_Given request:_
Include in the output exactly the lines from the opening of the data through the line containing "yticks = [0, 200, 400, 600, 800, 1000, 1200, 1400, 1600]", and nothing more.
:: Source material
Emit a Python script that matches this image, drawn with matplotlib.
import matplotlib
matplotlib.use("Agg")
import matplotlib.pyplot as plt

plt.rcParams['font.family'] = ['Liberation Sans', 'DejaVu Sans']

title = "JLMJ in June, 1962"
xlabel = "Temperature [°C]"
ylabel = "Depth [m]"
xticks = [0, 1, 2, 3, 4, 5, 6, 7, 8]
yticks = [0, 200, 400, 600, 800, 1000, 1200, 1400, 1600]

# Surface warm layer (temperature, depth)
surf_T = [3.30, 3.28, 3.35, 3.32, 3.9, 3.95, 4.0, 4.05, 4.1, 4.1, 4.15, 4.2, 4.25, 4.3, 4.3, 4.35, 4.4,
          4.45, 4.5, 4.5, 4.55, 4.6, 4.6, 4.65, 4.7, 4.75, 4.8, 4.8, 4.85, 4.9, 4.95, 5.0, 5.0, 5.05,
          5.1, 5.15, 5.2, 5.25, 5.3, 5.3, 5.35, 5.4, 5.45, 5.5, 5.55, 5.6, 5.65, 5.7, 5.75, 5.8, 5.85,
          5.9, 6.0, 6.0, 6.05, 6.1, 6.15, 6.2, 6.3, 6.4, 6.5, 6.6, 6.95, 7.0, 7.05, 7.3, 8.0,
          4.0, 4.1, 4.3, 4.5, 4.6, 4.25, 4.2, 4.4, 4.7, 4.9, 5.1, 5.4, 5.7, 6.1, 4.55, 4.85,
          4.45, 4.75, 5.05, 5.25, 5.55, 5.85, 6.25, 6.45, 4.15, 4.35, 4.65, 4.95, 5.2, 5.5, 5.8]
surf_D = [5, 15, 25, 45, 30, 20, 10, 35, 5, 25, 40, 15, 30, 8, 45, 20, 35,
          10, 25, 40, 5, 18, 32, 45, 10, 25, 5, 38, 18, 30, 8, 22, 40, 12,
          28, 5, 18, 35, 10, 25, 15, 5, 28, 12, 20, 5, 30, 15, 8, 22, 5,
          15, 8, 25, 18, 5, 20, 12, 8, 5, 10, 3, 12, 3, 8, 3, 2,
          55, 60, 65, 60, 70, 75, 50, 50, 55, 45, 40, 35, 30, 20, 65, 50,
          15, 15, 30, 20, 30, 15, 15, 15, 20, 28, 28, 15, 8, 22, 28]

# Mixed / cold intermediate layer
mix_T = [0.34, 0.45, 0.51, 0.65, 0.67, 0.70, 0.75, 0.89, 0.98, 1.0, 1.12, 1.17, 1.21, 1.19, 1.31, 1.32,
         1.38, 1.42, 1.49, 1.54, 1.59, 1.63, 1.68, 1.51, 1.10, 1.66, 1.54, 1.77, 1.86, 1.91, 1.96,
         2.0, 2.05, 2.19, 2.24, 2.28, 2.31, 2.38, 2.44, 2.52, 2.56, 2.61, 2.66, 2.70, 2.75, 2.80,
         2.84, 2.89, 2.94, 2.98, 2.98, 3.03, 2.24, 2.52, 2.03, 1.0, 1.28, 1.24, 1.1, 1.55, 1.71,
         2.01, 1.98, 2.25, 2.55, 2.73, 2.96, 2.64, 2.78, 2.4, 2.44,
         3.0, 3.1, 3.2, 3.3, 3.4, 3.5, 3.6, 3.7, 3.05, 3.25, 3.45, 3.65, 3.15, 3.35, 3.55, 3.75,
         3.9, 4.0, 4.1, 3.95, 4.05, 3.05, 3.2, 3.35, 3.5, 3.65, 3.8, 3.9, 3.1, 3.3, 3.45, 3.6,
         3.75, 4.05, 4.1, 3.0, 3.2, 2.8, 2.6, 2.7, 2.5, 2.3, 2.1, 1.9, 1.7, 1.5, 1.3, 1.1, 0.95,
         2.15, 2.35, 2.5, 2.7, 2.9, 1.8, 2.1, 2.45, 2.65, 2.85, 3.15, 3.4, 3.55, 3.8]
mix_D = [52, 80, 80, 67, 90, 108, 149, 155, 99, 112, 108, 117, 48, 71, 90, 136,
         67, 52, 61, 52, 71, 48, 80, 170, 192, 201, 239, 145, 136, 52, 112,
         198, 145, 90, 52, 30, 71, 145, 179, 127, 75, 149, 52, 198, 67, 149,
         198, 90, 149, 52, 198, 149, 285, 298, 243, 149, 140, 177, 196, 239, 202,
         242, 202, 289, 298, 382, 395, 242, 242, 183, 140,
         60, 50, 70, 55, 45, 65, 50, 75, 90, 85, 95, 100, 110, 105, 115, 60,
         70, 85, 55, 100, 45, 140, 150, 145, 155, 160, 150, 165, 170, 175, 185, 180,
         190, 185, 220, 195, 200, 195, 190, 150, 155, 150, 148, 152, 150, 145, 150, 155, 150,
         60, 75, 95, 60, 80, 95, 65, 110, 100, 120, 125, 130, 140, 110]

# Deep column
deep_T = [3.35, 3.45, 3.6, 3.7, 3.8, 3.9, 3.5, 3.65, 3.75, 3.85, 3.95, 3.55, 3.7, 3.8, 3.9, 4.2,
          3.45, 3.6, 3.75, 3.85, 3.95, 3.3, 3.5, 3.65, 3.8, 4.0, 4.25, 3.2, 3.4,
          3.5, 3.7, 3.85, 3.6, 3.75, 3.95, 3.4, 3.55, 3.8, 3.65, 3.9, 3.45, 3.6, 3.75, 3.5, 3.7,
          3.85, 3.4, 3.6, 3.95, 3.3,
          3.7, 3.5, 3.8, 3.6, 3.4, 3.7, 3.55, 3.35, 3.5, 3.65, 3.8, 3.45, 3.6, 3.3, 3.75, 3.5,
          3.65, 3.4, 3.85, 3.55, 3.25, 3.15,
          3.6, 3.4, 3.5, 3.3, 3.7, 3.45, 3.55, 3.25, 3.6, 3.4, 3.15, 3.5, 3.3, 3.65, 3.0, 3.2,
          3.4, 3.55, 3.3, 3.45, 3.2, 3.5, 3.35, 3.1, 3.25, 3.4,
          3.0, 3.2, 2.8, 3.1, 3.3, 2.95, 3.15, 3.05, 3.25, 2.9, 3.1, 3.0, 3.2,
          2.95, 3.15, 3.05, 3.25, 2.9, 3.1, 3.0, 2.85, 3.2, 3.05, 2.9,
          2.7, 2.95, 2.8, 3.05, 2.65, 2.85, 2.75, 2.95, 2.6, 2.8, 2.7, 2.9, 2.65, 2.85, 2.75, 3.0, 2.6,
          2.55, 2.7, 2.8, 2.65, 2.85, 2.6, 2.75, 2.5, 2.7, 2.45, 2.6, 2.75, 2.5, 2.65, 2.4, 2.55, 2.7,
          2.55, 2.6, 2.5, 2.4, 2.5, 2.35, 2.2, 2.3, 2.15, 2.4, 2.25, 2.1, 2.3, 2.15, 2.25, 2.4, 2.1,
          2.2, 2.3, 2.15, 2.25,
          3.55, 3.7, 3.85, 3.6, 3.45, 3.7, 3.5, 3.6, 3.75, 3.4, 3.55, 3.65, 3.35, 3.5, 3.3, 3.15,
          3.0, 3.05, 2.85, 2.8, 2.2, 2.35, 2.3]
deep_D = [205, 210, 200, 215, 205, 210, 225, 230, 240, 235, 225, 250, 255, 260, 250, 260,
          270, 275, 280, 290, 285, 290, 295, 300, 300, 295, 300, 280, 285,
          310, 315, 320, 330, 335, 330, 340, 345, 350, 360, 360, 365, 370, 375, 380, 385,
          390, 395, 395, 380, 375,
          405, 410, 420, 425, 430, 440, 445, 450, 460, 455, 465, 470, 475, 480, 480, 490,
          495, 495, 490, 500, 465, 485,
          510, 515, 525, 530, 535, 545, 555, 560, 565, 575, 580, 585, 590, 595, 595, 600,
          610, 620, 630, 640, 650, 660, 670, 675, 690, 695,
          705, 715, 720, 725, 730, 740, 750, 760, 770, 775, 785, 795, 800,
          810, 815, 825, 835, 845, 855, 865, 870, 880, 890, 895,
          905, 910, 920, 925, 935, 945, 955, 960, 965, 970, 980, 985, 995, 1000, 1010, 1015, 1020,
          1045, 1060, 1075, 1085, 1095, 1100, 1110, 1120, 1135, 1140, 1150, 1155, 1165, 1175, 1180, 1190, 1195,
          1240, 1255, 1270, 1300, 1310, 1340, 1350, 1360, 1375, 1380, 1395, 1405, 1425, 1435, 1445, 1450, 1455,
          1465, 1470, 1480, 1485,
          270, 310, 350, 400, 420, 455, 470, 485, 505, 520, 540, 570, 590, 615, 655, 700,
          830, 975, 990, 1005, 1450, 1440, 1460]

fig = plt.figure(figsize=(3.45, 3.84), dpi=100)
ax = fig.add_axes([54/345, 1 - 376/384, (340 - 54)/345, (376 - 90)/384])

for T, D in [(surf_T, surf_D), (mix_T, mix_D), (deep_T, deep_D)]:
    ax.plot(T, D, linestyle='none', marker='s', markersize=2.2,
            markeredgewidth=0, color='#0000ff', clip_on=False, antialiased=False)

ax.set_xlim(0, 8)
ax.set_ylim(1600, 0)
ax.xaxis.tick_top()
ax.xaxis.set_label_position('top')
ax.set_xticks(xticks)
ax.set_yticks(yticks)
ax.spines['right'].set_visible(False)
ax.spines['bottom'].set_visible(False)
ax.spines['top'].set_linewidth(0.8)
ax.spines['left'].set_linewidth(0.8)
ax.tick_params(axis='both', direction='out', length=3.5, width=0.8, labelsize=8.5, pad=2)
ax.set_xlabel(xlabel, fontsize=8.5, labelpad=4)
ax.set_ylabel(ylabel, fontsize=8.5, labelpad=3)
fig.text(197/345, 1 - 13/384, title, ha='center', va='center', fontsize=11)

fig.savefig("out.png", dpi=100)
::::
_Full output:_
Emit a Python script that matches this image, drawn with matplotlib.
import matplotlib
matplotlib.use("Agg")
import matplotlib.pyplot as plt

plt.rcParams['font.family'] = ['Liberation Sans', 'DejaVu Sans']

title = "JLMJ in June, 1962"
xlabel = "Temperature [°C]"
ylabel = "Depth [m]"
xticks = [0, 1, 2, 3, 4, 5, 6, 7, 8]
yticks = [0, 200, 400, 600, 800, 1000, 1200, 1400, 1600]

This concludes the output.